“More than the money we make, the awards, or recognition, or titles we earn, each of us will be measured by how much we contribute to the success of the people around us.” – Robert F. Smith
In a recent heartwarming event, billionaire philanthropist Robert F. Smith pledged to pay off the total student debt of the Morehouse College 2019 graduating class. Smith announced his promise while speaking at the school’s commencement ceremony, stunning the 396 graduating students as well as their families and onlookers. These young adults, now graduates of the all-male HBCU, were relieved of a heavy burden due to the life-changing generosity of one person.

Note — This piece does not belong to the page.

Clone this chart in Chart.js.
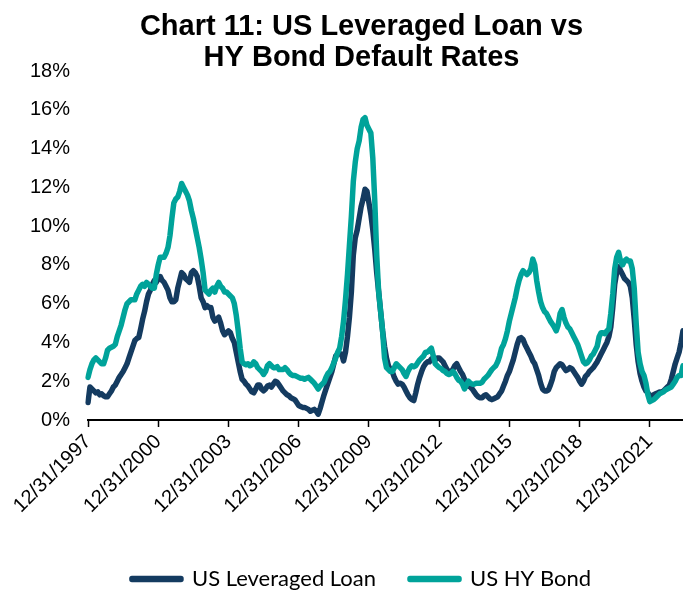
<!DOCTYPE html>
<html>
<head>
<meta charset="utf-8">
<title>US Leveraged Loan vs HY Bond Default Rates</title>
<script src="https://cdn.jsdelivr.net/npm/chart.js@4.4.0/dist/chart.umd.min.js"></script>
<style>
  html, body { margin: 0; padding: 0; background: #fff; }
  #wrap { width: 683px; height: 593px; }
</style>
</head>
<body>
<div id="wrap"><canvas id="defaultChart"></canvas></div>
<script>
// x-axis labels that are shown (every third year-end)
const tickLabels = ['12/31/1997', '12/31/2000', '12/31/2003', '12/31/2006', '12/31/2009',
                    '12/31/2012', '12/31/2015', '12/31/2018', '12/31/2021'];

// monthly default rates (%), Dec 1997 .. May 2023, one row = Dec..Nov
const leveragedLoan = [
  0.9, 1.7, 1.6, 1.5, 1.4, 1.45, 1.3, 1.35, 1.25, 1.2, 1.2, 1.35,
  1.5, 1.7, 1.8, 2.0, 2.2, 2.35, 2.5, 2.7, 2.9, 3.2, 3.5, 3.8,
  4.1, 4.2, 4.25, 4.7, 5.2, 5.6, 6.1, 6.5, 6.7, 7.0, 7.2, 7.1,
  7.3, 7.4, 7.2, 7.1, 6.9, 6.7, 6.3, 6.1, 6.1, 6.2, 6.8, 7.2,
  7.6, 7.5, 7.3, 7.2, 7.1, 7.6, 7.7, 7.6, 7.4, 6.9, 6.3, 6.1,
  5.8, 5.9, 5.8, 5.8, 5.3, 5.1, 5.2, 5.3, 5.0, 4.6, 4.4, 4.5,
  4.6, 4.5, 4.2, 4.0, 3.5, 3.0, 2.5, 2.1, 2.0, 1.85, 1.75, 1.6,
  1.45, 1.4, 1.6, 1.8, 1.8, 1.6, 1.5, 1.6, 1.75, 1.8, 1.7, 1.85,
  2.0, 1.95, 1.8, 1.65, 1.5, 1.4, 1.3, 1.25, 1.15, 1.1, 1.05, 0.9,
  0.75, 0.7, 0.65, 0.65, 0.6, 0.55, 0.45, 0.5, 0.55, 0.45, 0.3, 0.6,
  0.95, 1.3, 1.6, 1.9, 2.2, 2.5, 2.9, 3.3, 3.4, 3.4, 3.4, 3.05,
  3.5, 4.3, 5.3, 6.6, 8.5, 9.4, 9.8, 10.4, 11.0, 11.4, 11.9, 11.8,
  11.2, 10.6, 9.8, 8.8, 7.6, 6.6, 5.6, 4.6, 3.8, 3.2, 2.8, 2.6,
  2.5, 2.2, 2.0, 1.85, 1.9, 1.85, 1.7, 1.5, 1.3, 1.15, 1.05, 1.0,
  1.4, 1.85, 2.2, 2.5, 2.75, 2.9, 3.0, 3.0, 3.15, 3.2, 3.1, 3.2,
  3.2, 3.1, 3.0, 2.8, 2.6, 2.5, 2.5, 2.6, 2.8, 2.9, 2.7, 2.5,
  2.35, 2.1, 1.85, 1.75, 1.7, 1.6, 1.45, 1.3, 1.2, 1.15, 1.15, 1.25,
  1.3, 1.2, 1.1, 1.05, 1.1, 1.15, 1.2, 1.35, 1.5, 1.75, 2.0, 2.3,
  2.5, 2.8, 3.1, 3.5, 3.9, 4.2, 4.25, 4.15, 3.9, 3.7, 3.5, 3.3,
  3.05, 2.9, 2.6, 2.3, 1.9, 1.6, 1.5, 1.5, 1.55, 1.8, 2.1, 2.5,
  2.7, 2.8, 2.9, 2.85, 2.7, 2.55, 2.6, 2.7, 2.65, 2.5, 2.35, 2.2,
  2.0, 1.85, 2.0, 2.25, 2.35, 2.5, 2.6, 2.7, 2.85, 3.0, 3.2, 3.4,
  3.6, 3.8, 4.0, 4.3, 4.8, 5.8, 7.0, 7.6, 7.9, 7.7, 7.5, 7.3,
  7.2, 7.1, 6.9, 6.3, 5.2, 3.9, 3.0, 2.4, 2.0, 1.7, 1.5, 1.4,
  1.25, 1.25, 1.3, 1.35, 1.4, 1.45, 1.45, 1.5, 1.6, 1.7, 1.8, 2.1,
  2.5, 2.9, 3.2, 3.5, 4.0, 4.6
];

const hyBond = [
  2.2, 2.6, 2.9, 3.1, 3.2, 3.1, 3.0, 2.9, 2.9, 3.2, 3.6, 3.7,
  3.75, 3.8, 3.9, 4.3, 4.6, 4.9, 5.3, 5.7, 6.0, 6.1, 6.2, 6.2,
  6.2, 6.5, 6.7, 6.9, 7.0, 6.9, 7.1, 7.0, 6.9, 6.8, 6.8, 7.5,
  8.0, 8.4, 8.4, 8.4, 8.6, 8.9, 9.5, 10.4, 11.2, 11.4, 11.5, 11.8,
  12.2, 12.0, 11.8, 11.6, 11.3, 10.8, 10.4, 9.9, 9.4, 8.9, 8.3, 7.6,
  6.7, 6.6, 6.5, 6.7, 6.8, 6.6, 6.9, 7.1, 6.9, 6.8, 6.6, 6.6,
  6.5, 6.4, 6.3, 6.0, 5.4, 4.6, 3.7, 3.0, 2.9, 2.85, 2.9, 2.8,
  2.85, 3.0, 2.9, 2.7, 2.6, 2.5, 2.35, 2.5, 2.8, 2.9, 2.8, 2.7,
  2.7, 2.75, 2.6, 2.6, 2.6, 2.7, 2.6, 2.45, 2.35, 2.3, 2.3, 2.25,
  2.2, 2.15, 2.15, 2.1, 2.15, 2.2, 2.1, 2.0, 1.9, 1.75, 1.6, 1.75,
  1.85, 1.95, 2.2, 2.4, 2.5, 2.7, 2.95, 3.2, 3.5, 3.7, 4.3, 5.1,
  6.2, 7.5, 9.0, 10.5, 12.3, 13.3, 14.0, 14.4, 15.1, 15.5, 15.6, 15.2,
  15.0, 14.8, 13.5, 11.3, 8.5, 6.6, 5.6, 4.6, 3.2, 2.7, 2.6, 2.5,
  2.5, 2.7, 2.9, 2.8, 2.7, 2.6, 2.4, 2.25, 2.5, 2.7, 2.8, 2.75,
  2.8, 2.95, 3.1, 3.2, 3.3, 3.5, 3.5, 3.6, 3.7, 3.3, 2.9, 2.8,
  2.7, 2.65, 2.55, 2.5, 2.4, 2.35, 2.4, 2.5, 2.4, 2.2, 2.05, 2.0,
  1.85, 1.6, 1.8, 2.0, 1.9, 1.85, 1.85, 1.9, 1.9, 1.9, 1.95, 2.1,
  2.2, 2.3, 2.45, 2.6, 2.7, 2.8, 3.0, 3.3, 3.7, 3.9, 4.2, 4.6,
  5.1, 5.5, 5.9, 6.3, 6.8, 7.2, 7.5, 7.7, 7.6, 7.5, 7.6, 7.8,
  8.3, 8.0, 7.2, 6.6, 6.1, 5.8, 5.6, 5.5, 5.3, 5.1, 4.95, 4.8,
  4.6, 4.9, 5.5, 5.7, 5.3, 5.0, 4.8, 4.7, 4.5, 4.3, 4.1, 3.9,
  3.6, 3.3, 3.0, 2.9, 2.95, 3.1, 3.3, 3.4, 3.6, 3.8, 4.3, 4.5,
  4.5, 4.45, 4.6, 4.7, 5.5, 6.5, 7.8, 8.4, 8.65, 8.2, 8.0, 8.2,
  8.3, 8.2, 8.2, 7.8, 6.8, 5.0, 3.5, 2.9, 2.5, 2.3, 1.9, 1.3,
  0.95, 1.0, 1.05, 1.15, 1.25, 1.35, 1.4, 1.45, 1.55, 1.6, 1.65, 1.7,
  1.85, 2.0, 2.2, 2.3, 2.3, 2.8
];

// month-end dates for the category axis
const months = [];
for (let i = 0; i < leveragedLoan.length; i++) {
  const d = new Date(1998, i, 0);
  months.push((d.getMonth() + 1) + '/' + d.getDate() + '/' + d.getFullYear());
}

const navy = '#143B60';
const teal = '#00A39A';
const arial = "'Liberation Sans', Arial, sans-serif";

// the y labels are wider than the narrow y box, so don't clip them to it
const unclipY = {
  id: 'unclipY',
  afterLayout(chart) { chart.scales.y.left = 0; }
};

document.addEventListener('DOMContentLoaded', function() {
  const ctx = document.getElementById('defaultChart').getContext('2d');

  new Chart(ctx, {
    type: 'line',
    data: {
      labels: months,
      datasets: [{
        label: 'US Leveraged Loan',
        data: leveragedLoan,
        borderColor: navy,
        backgroundColor: navy,
        order: 1
      }, {
        label: 'US HY Bond',
        data: hyBond,
        borderColor: teal,
        backgroundColor: teal,
        order: 0 // teal drawn on top
      }]
    },
    plugins: [unclipY],
    options: {
      responsive: true,
      maintainAspectRatio: false,
      animation: false,
      layout: { padding: { left: 40, right: 0, top: 0, bottom: -7 } },
      elements: {
        point: { radius: 0 },
        line: { borderWidth: 5.5, tension: 0, borderJoinStyle: 'round', borderCapStyle: 'round' }
      },
      plugins: {
        title: {
          display: true,
          text: ['Chart 11: US Leveraged Loan vs', 'HY Bond Default Rates'],
          color: '#000',
          font: { family: arial, size: 29, weight: 'bold', lineHeight: 1.07 },
          padding: { top: 11.5, bottom: -2.5 }
        },
        legend: {
          position: 'bottom',
          labels: {
            sort: (a, b) => a.datasetIndex - b.datasetIndex,
            boxWidth: 49,
            boxHeight: 1,
            padding: 34,
            color: '#000',
            font: { family: 'Lato', size: 22 }
          }
        },
        tooltip: { enabled: false }
      },
      scales: {
        x: {
          grid: { drawOnChartArea: false, drawTicks: true, tickLength: 7, tickColor: '#000', tickWidth: 1.5 },
          border: { display: true, color: '#000', width: 2 },
          ticks: {
            autoSkip: false,
            minRotation: 45,
            maxRotation: 45,
            padding: 3,
            color: '#000',
            font: { family: arial, size: 20 },
            callback: function(value) {
              const lab = this.getLabelForValue(value);
              return tickLabels.includes(lab) ? lab : null;
            }
          },
          afterFit: function(scale) {
            scale.height = 114;
            scale.paddingLeft = 0; // first label may hang over the y axis
          }
        },
        y: {
          min: 0,
          max: 18,
          grid: { display: false },
          border: { display: false },
          ticks: {
            stepSize: 2,
            padding: 10,
            color: '#000',
            font: { family: arial, size: 20 },
            callback: v => v + '%'
          },
          afterFit: function(scale) { scale.width = 48; }
        }
      }
    }
  });
});
</script>
</body>
</html>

This surprise deed is a positive break from an often-disheartening news cycle. It has also served as the focal point of many discussions revolving around student loan debt and philanthropic responsibility. As it relates to estate planning, it sheds light on a sometimes-neglected facet of estate planning: charitable giving.
Leaving a Legacy
Traditionally, the goals of an estate plan mainly center on the assets left to one’s family and beneficiaries. However, individuals may also have an interest in using their estate plan to benefit those who are in need. Charitable contributions can be made in conjunction with beneficiary designations, or one can choose to donate their entire estate.
Reflecting on Mr. Robert Smith’s significant gesture, his gift symbolizes something far beyond financial relief. This year’s new Morehouse alumni now have increased mobility and the option to further broaden their education. If you have considered using your estate plan to benefit the future of another individual, group, or organization, the time to plan is now. When one dies with no estate plan in place, the future of their assets is left to be distributed by state probate courts in accordance with state law. Rather than subject your hard-earned estate to this long process, it can be fulfilling to contribute toward a meaningful cause when you are deceased.
How You Can Give Back
One does not need to be a multi-billionaire to improve the lives of others via an estate plan. In fact, many are unaware that an estate plan can accommodate philanthropy and charitable giving in various forms.
Smith announced that his student debt relief would occur in the form of grants donated to the school. However, there are alternate options for accomplishing a charitable contribution. An individual can name charities and organizations as beneficiaries in their Last Will and Testament. Additionally, trusts and private foundations are other options for posthumous charitable giving. As with other elements of estate planning, it is suggested to seek an estate planning specialist to evaluate options and ensure that all legal obligations are fulfilled, giving you peace of mind in knowing your estate plan will empower others.